# 240SX Cost



## Sabot (Feb 27, 2003)

It seems a lot of people seem to not be able to afford a 240SX.

An 89 or 90 can be found in my area easily for 2000 to 3000 dollars. 91 thru 95 for not much more. several under 5000. The three or four I have looked at are in pretty good shape. Sure they have 180,000 miles on them, but if your going to drop in an SR or RB who cares? I even saw a 240SX on Autotrader with a blown motor for 800 bucks

Best scenerio
$1000 bucks for car
$2500 for a good guarenteed SR20DET Complete
Labor and Time
500 for miscellanious stuff

Equals a fast car for 4000

Now that leaves $6000 for a turbo upgrade, exaust, cold air intake ect. that wouldn't be to hard or expensive to make over 400 horsepower. 

So for 10,000 bucks you can have killer fast car that will whoop a lot of sports cars that cost 3 times as much


----------



## drift240sxdragqueen (Oct 23, 2002)

wow a revelation...someone give this guy a noble prize he just thought up a killer idea...

i think we know wut the power potential for our cars are... that is why we got em


----------



## Sabot (Feb 27, 2003)

*maintaining self control*

As I stated I was reading through several of the post old and new and noticed that several people said they were waiting until they could afford a 240SX. The cost of an early running well enough to get around town with 240sx is very low if you look hard enough. Was all I was trying say. The rest of stuff is yes obvious to those of us that have done the research and the work, so it is also obvious that this was post was intended for new people who are not so knowledgable.

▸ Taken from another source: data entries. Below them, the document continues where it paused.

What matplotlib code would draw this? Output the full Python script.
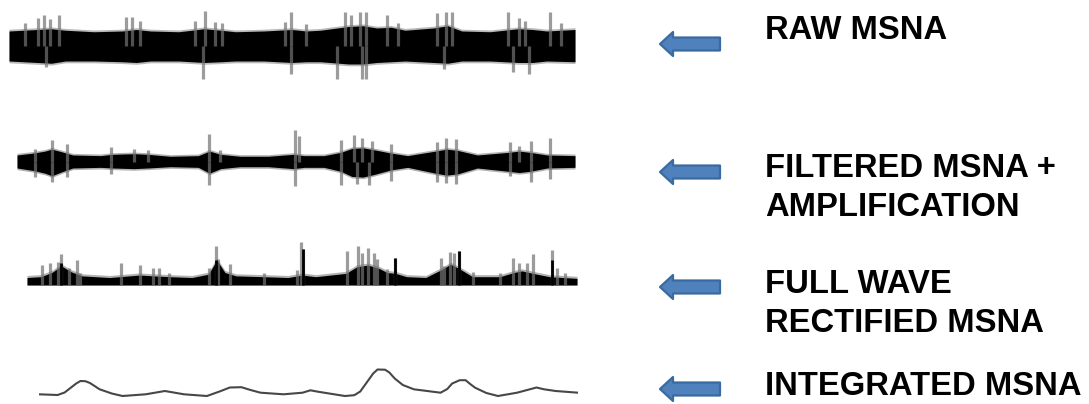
import numpy as np
import matplotlib.pyplot as plt
from matplotlib.patches import Polygon

plt.rcParams['font.family'] = ['Liberation Sans', 'DejaVu Sans']

# time axis shared by all traces (s)
duration = 20.0

# --- raw MSNA: noise band edges + spikes (arbitrary units) ---
raw_env_t = [0, 1, 1.5, 2, 3, 4, 4.5, 5, 6, 6.9, 7.5, 8, 9, 10, 10.5, 11, 12, 12.5,
             13, 13.5, 14, 15, 15.5, 16, 17, 18, 18.5, 19, 20]
raw_env_hi = [1.0, 1.1, 1.15, 1.05, 0.95, 1.0, 1.1, 1.0, 0.95, 1.15, 1.05, 0.95, 1.0, 1.1,
              1.0, 1.05, 1.3, 1.35, 1.2, 1.25, 1.05, 1.2, 1.35, 1.0, 0.95, 1.15, 1.1, 1.0, 1.1]
raw_env_lo = [-1.0, -1.1, -1.15, -1.0, -1.0, -1.05, -1.1, -1.0, -1.0, -1.1, -1.05, -1.0,
              -1.0, -1.1, -1.05, -1.05, -1.2, -1.2, -1.1, -1.05, -1.0, -1.1, -1.15, -1.0,
              -1.0, -1.1, -1.1, -1.0, -1.05]
raw_up_t = [0.57, 1.02, 1.24, 1.45, 1.77, 4.13, 4.35, 4.63, 6.57, 6.93, 7.28, 7.53, 9.75,
            9.96, 10.49, 11.87, 12.08, 12.40, 12.61, 13.36, 13.75, 15.12, 15.44, 15.65,
            17.63, 18.02, 18.23, 19.12, 19.51]
raw_up_h = [1.55, 1.88, 2.1, 1.79, 2.07, 1.95, 1.95, 1.7, 1.7, 2.36, 1.6, 1.55, 1.6, 2.3,
            1.48, 2.3, 2.07, 2.3, 2.3, 2.07, 1.55, 2.18, 2.3, 2.3, 2.3, 1.88, 1.7, 2.3, 1.55]
raw_dn_t = [1.31, 6.86, 9.96, 11.59, 12.47, 12.61, 15.37, 17.81, 18.37]
raw_dn_h = [-1.38, -2.17, -1.86, -2.17, -2.17, -2.17, -1.5, -1.74, -1.86]

# --- filtered + amplified ---
filt_env_t = [0, 0.6, 1.0, 1.25, 1.6, 2.0, 3.0, 3.4, 4.2, 4.7, 5.5, 6.5, 6.9, 7.3, 8, 9,
              9.9, 10.3, 11, 11.6, 12.0, 12.4, 12.8, 13.4, 14, 15.0, 15.4, 15.8, 16.5,
              17.6, 18.0, 18.4, 19, 20]
filt_env_hi = [1.0, 1.3, 1.6, 1.9, 1.5, 1.0, 0.9, 1.1, 1.2, 1.1, 0.8, 0.9, 1.6, 1.1, 0.8,
               0.8, 1.1, 0.9, 0.9, 1.4, 2.0, 2.1, 1.8, 1.3, 0.9, 1.6, 1.9, 1.7, 1.0, 1.4,
               1.6, 1.4, 1.0, 0.9]
filt_env_lo = [-1.0, -1.4, -1.8, -2.2, -1.6, -1.0, -0.9, -1.0, -1.1, -1.0, -0.8, -0.9,
               -1.8, -1.1, -0.8, -0.8, -1.1, -0.9, -0.9, -1.5, -2.3, -2.4, -2.0, -1.3,
               -0.9, -1.8, -2.1, -1.9, -1.0, -1.5, -1.7, -1.5, -1.0, -0.9]
filt_up_t = [0.63, 1.24, 1.79, 3.37, 4.19, 4.68, 6.87, 7.28, 9.96, 10.10, 11.61, 12.09,
             12.37, 12.71, 13.40, 15.05, 15.39, 15.73, 17.66, 18.00, 18.41, 19.10]
filt_up_h = [1.94, 3.26, 2.69, 2.29, 1.94, 1.83, 4.23, 1.83, 4.8, 4.0, 3.26, 4.11, 3.66,
             3.09, 2.69, 2.97, 3.54, 3.43, 2.97, 2.4, 3.14, 3.66]
filt_dn_t = [0.63, 1.24, 1.79, 3.37, 6.87, 9.96, 11.61, 12.2, 12.6, 13.4, 15.05, 15.39,
             15.73, 17.66, 18.41, 19.1]
filt_dn_h = [-2.46, -3.2, -2.46, -1.89, -3.6, -3.77, -3.6, -3.43, -3.6, -3.03, -3.2,
             -3.31, -3.49, -2.17, -3.2, -2.74]

# --- full wave rectified ---
rect_env_t = [0, 0.5, 0.9, 1.25, 1.6, 2.0, 3, 4.1, 4.6, 5.2, 6, 6.6, 6.9, 7.2, 7.6, 8.6,
              9.5, 10.0, 10.5, 11.6, 12.0, 12.4, 12.8, 13.1, 13.4, 13.8, 14.5, 15.1,
              15.4, 15.7, 16.2, 17.2, 17.7, 18.0, 18.4, 19, 20]
rect_env_hi = [0.9, 1.0, 1.5, 2.3, 1.6, 1.1, 0.9, 1.2, 1.1, 1.0, 0.9, 1.3, 3.0, 1.5, 1.1,
               1.0, 0.9, 1.2, 1.0, 1.4, 2.2, 2.4, 2.0, 1.5, 1.4, 1.0, 0.9, 1.9, 2.5, 2.0,
               1.0, 1.0, 1.5, 1.7, 1.4, 1.0, 0.8]
rect_up_t = [0.55, 0.83, 1.11, 1.25, 1.53, 1.80, 1.94, 3.41, 4.10, 4.59, 4.80, 5.15, 6.61,
             6.89, 6.96, 7.38, 8.63, 9.81, 9.96, 10.05, 11.63, 12.04, 12.19, 12.39,
             12.60, 12.74, 13.09, 13.37, 15.04, 15.18, 15.39, 15.53, 15.70, 16.23, 17.2,
             17.69, 17.90, 18.17, 18.39, 19.08, 19.29, 19.57]
rect_up_h = [2.4, 2.6, 2.8, 3.7, 2.0, 3.0, 1.4, 2.6, 2.4, 2.0, 2.0, 1.5, 2.0, 4.7, 3.1,
             2.5, 1.5, 1.8, 5.2, 4.3, 4.1, 4.7, 3.9, 4.5, 3.8, 3.1, 1.9, 3.2, 3.2, 2.3,
             4.0, 3.8, 4.1, 1.6, 1.4, 3.3, 2.6, 2.6, 3.7, 4.2, 2.0, 1.5]
rect_dark_t = [1.25, 6.89, 10.05, 13.37, 15.70, 19.08]
rect_dark_h = [2.6, 3.0, 4.3, 3.2, 4.1, 3.0]

# --- integrated ---
int_t = [0, 0.69, 0.95, 1.18, 1.38, 1.54, 1.72, 1.89, 2.25, 2.7, 3.10, 3.96, 4.67, 5.38,
         6.23, 6.7, 7.08, 7.51, 7.85, 8.22, 9.07, 9.78, 10.07, 10.35, 11.35, 11.7, 11.92,
         12.20, 12.40, 12.56, 12.84, 13.0, 13.20, 13.5, 13.91, 14.90, 15.15, 15.33,
         15.61, 15.83, 16.0, 16.18, 16.6, 17.03, 17.74, 18.46, 18.74, 19.17, 20]
int_v = [1.7, 1.0, 3.5, 8.3, 12.5, 15.0, 14.8, 13.0, 6.7, 2.5, 0.0, 1.7, 5.0, 1.7, 0.0,
         4.5, 8.5, 8.8, 6.0, 3.3, 1.7, 3.3, 5.7, 4.3, 0.0, 0.8, 4.5, 15.0, 22.5, 26.5,
         26.3, 23.5, 17.5, 11.0, 6.7, 3.3, 7.0, 12.5, 15.8, 15.8, 12.0, 8.3, 3.0, 0.0,
         3.3, 8.5, 6.7, 5.0, 3.3]

labels = ['RAW MSNA', 'FILTERED MSNA +\nAMPLIFICATION', 'FULL WAVE\nRECTIFIED MSNA',
          'INTEGRATED MSNA']

W, H = 1089, 404
fig = plt.figure(figsize=(W / 100, H / 100), dpi=100)
fig.patch.set_facecolor('white')


def trace_axes(x0, x1, y0, y1, base, ppu):
    # axes placed in pixel box, y scaled so 1 unit = ppu pixels about base line
    ax = fig.add_axes([x0 / W, 1 - y1 / H, (x1 - x0) / W, (y1 - y0) / H])
    ax.set_xlim(0, duration)
    ax.set_ylim(-(y1 - base) / ppu, (base - y0) / ppu)
    ax.axis('off')
    return ax


spike_kw = dict(colors='0.45', alpha=0.7, linewidth=2.3)

# raw
ax = trace_axes(9, 575, 0, 100, 46, 15)
ax.vlines(raw_up_t, 0, raw_up_h, **spike_kw)
ax.vlines(raw_dn_t, 0, raw_dn_h, **spike_kw)
ax.fill_between(raw_env_t, np.array(raw_env_lo) - 0.12, np.array(raw_env_hi) + 0.12,
                color='0.45', alpha=0.5, linewidth=0)
ax.fill_between(raw_env_t, raw_env_lo, raw_env_hi, color='black', linewidth=0)

# filtered
ax = trace_axes(17, 575, 110, 210, 161.5, 6.5)
ax.vlines(filt_up_t, 0, filt_up_h, **spike_kw)
ax.vlines(filt_dn_t, 0, filt_dn_h, **spike_kw)
ax.fill_between(filt_env_t, np.array(filt_env_lo) - 0.25, np.array(filt_env_hi) + 0.25,
                color='0.4', alpha=0.5, linewidth=0)
ax.fill_between(filt_env_t, filt_env_lo, filt_env_hi, color='black', linewidth=0)

# rectified
ax = trace_axes(27, 577, 225, 300, 285, 8.3)
ax.vlines(rect_up_t, 0, rect_up_h, **spike_kw)
ax.vlines(rect_dark_t, 0, rect_dark_h, colors='black', linewidth=2.0)
ax.fill_between(rect_env_t, 0, np.array(rect_env_hi) + 0.25,
                color='0.4', alpha=0.5, linewidth=0)
ax.fill_between(rect_env_t, 0, rect_env_hi, color='black', linewidth=0)

# integrated
ax = trace_axes(39, 578, 355, 404, 396, 1.0)
ax.plot(int_t, int_v, color='0.28', linewidth=1.5, solid_joinstyle='round')

# arrows + labels on a full-figure overlay in pixel units
ov = fig.add_axes([0, 0, 1, 1])
ov.set_xlim(0, W)
ov.set_ylim(H, 0)
ov.axis('off')

arrow_y = [44, 172, 287, 389]
text_y = [39, 177, 293, 395]
for ay, ty, lab in zip(arrow_y, text_y, labels):
    shape = np.array([[0, 0], [13, -12], [13, -6.5], [60, -6.5], [60, 6.5],
                      [13, 6.5], [13, 12]])
    shape[:, 0] += 660
    shape[:, 1] += ay
    ov.add_patch(Polygon(shape, closed=True, facecolor='#4f81bd',
                         edgecolor='#3b6aa0', linewidth=1.6, joinstyle='round'))
    for i, line in enumerate(lab.split('\n')):
        ov.text(765, ty + i * 38.5, line, fontsize=23.6, fontweight='bold',
                color='black', ha='left', va='baseline')

fig.savefig('out.png', dpi=100, facecolor='white')
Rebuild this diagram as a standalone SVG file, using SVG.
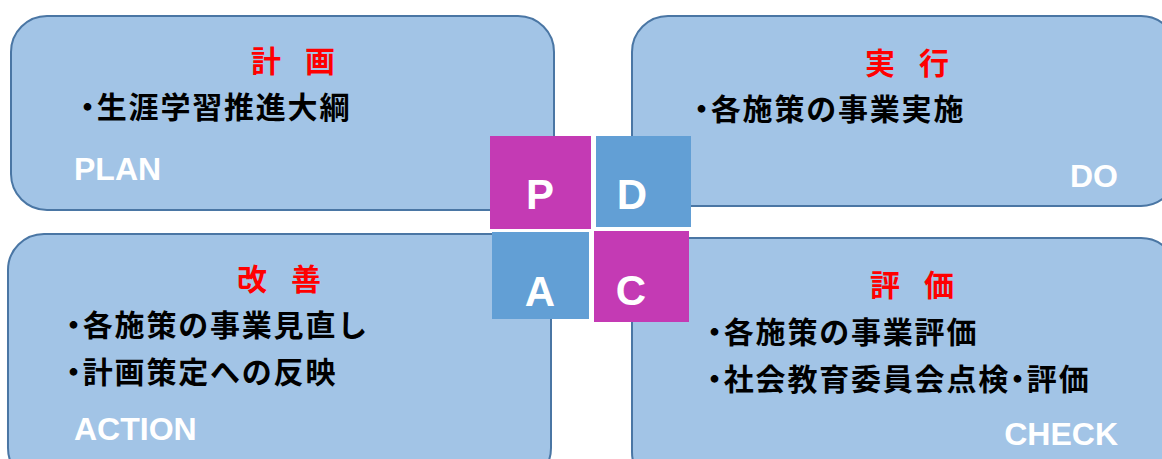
<svg xmlns="http://www.w3.org/2000/svg" width="1162" height="459" viewBox="0 0 1162 459">
<style>
.box{fill:#A2C4E6;stroke:#4A76A4;stroke-width:2}
.ttl{font-family:"Noto Sans CJK JP",sans-serif;font-weight:bold;font-size:30px;fill:#FF0000;letter-spacing:-3px}
.body{font-family:"Noto Sans CJK JP",sans-serif;font-weight:bold;font-size:30px;fill:#000;letter-spacing:1.8px}
.dot{font-feature-settings:"palt"}
.lbl{font-family:"Liberation Sans",Arial,sans-serif;font-weight:bold;font-size:32px;fill:#fff}
.sq-m{fill:#C43AB4}
.sq-b{fill:#629FD5}
.let{font-family:"Liberation Sans",Arial,sans-serif;font-weight:bold;font-size:42px;fill:#fff;text-anchor:middle}
</style>
<rect width="1162" height="459" fill="#fff"/>
<g id="plan">
<rect class="box" x="11" y="16" width="543" height="194" rx="36"/>
<text class="ttl" x="251" y="72">計　画</text>
<text class="body" x="80" y="118"><tspan class="dot">・</tspan>生涯学習推進大綱</text>
<text class="lbl" x="74" y="180">PLAN</text>
</g>
<g id="do">
<rect class="box" x="632" y="16" width="545" height="190" rx="36"/>
<text class="ttl" x="865" y="74">実　行</text>
<text class="body" x="694" y="120"><tspan class="dot">・</tspan>各施策の事業実施</text>
<text class="lbl" x="1118" y="187" text-anchor="end">DO</text>
</g>
<g id="action">
<rect class="box" x="8" y="234" width="543" height="250" rx="36"/>
<text class="ttl" x="237" y="290">改　善</text>
<text class="body" x="66" y="336"><tspan class="dot">・</tspan>各施策の事業見直し</text>
<text class="body" x="66" y="383"><tspan class="dot">・</tspan>計画策定への反映</text>
<text class="lbl" x="74" y="440">ACTION</text>
</g>
<g id="check">
<rect class="box" x="632" y="238" width="545" height="250" rx="36"/>
<text class="ttl" x="870" y="296">評　価</text>
<text class="body" x="707" y="343"><tspan class="dot">・</tspan>各施策の事業評価</text>
<text class="body" x="707" y="390"><tspan class="dot">・</tspan>社会教育委員会点検<tspan class="dot">・</tspan>評価</text>
<text class="lbl" x="1118" y="445" text-anchor="end">CHECK</text>
</g>
<g id="pdca">
<g id="p"><rect class="sq-m" x="490" y="136" width="101" height="93"/><text class="let" x="540" y="209">P</text></g>
<g id="d"><rect class="sq-b" x="596" y="136" width="95" height="91"/><text class="let" x="632" y="209">D</text></g>
<g id="a"><rect class="sq-b" x="492" y="232" width="97" height="87"/><text class="let" x="540" y="306">A</text></g>
<g id="c"><rect class="sq-m" x="594" y="231" width="95" height="91"/><text class="let" x="631" y="305">C</text></g>
</g>
<g id="connectors"></g>
</svg>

Thank you for not being sarcastic 

also on the ka24de turbo post you responded to if you would have followed the link you would have found that the cost of the turbo is $3995.00 probably twice what you pay for a SR20DET


----------



## Guest (Feb 28, 2003)

drift240sxdrag said:


> *wow a revelation...someone give this guy a noble prize he just thought up a killer idea...
> 
> i think we know wut the power potential for our cars are... that is why we got em *


True, but despite the fact that most of us know these things, there are countless threads with topics like: "OMG i need a 240SX with n sr20 how can i get one?"  because they don't look through the 1000 threads JUST LIKE the one they just posted that would have answered their question anyway.

Sabot, where in VA do you live? I'm in VA Beach.


----------



## esyip (Dec 19, 2002)

*Re: maintaining self control*



Sabot said:


> *also on the ka24de turbo post you responded to if you would have followed the link you would have found that the cost of the turbo is $3995.00 probably twice what you pay for a SR20DET
> 
> *


on the same token, you'll be spending the same amount as a SR swap (taking into consideration that you're not doing the swap yourself and is having a shop do it). why? because since the KA is recommended for a rebuild at 300RWHP for the bottom end (might as well do the entire engine while you're at it though, right?) you'll have to spend a few grand for the rebuild/strengthening, in order to go bigger, safer. while the stock SR bottom can handle close 500RWHP. i'm not sure about that 600RWHP claim, because that's usually the mark where GTRs get their rebuild i've always heard of the SR needing a rebuild from about 400-475RWHP.


----------



## Guest (Feb 28, 2003)

Yeah, I've seen pictures of stock SR20DET pistons that melted after running enough boost for 400WHP. I wouldn't dare go 500WHP on a stock bottom end with an SR.


----------



## Sabot (Feb 27, 2003)

Thanks for the correction


----------



## MontyCrabApple (Feb 11, 2003)

Yeah, I wanted to buy a '91 to '94 Sentra Se-R, but I decided to go with the 240. Mostly because of the rear wheel drive set up and you can slam a SR20DET into the bay! 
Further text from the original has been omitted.